Repurposing specific spaces starting with the most redundant, the most dangerous, and the most valuable into parklets, cycle infrastructure, or loading zones demonstrates the alternative in physical form before the political argument is fully won. People understand a tree and a bench in a way they do not understand an urban planning white paper.
And replacing the trips that currently require parking through genuinely competitive public transport, safe cycling infrastructure, and walkable neighbourhood design means that the demand for kerbside space erodes naturally over time, rather than being taken away by force.
Conclusion: The Most Valuable Public Space We Give Away for Free
Kerbside parking is a subsidy masquerading as infrastructure. It is a safety hazard marketed as convenience. It is a housing affordability crisis embedded in a zoning code. And it is, overwhelmingly, a gift from the public at large to a minority of car owners who have come to regard a space on a public street as a private right.
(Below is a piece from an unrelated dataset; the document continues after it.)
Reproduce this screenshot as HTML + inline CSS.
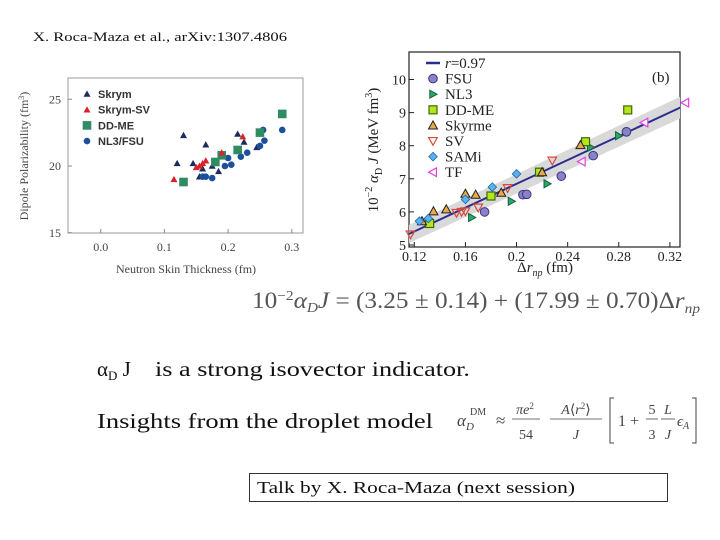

The evidence accumulated from Oslo to Ottawa, from Brisbane to Barcelona, from Minneapolis to Paris, points in one direction with unusual consistency: cities that have reclaimed kerb space from cars have not regressed. They have become more walkable, more economically vibrant, safer, greener, and better adapted to the climate pressures that are rewriting the agenda for urban design. The businesses that feared the worst have mostly seen the opposite. The footfall went up. The cyclists arrived. The tree grew.
The kerbside is not an inert strip of tarmac. It is the front line of the fight for what cities are for. The question is whether the people who make decisions about it are prepared to treat it that way or whether, for another decade, they will leave it to the cars.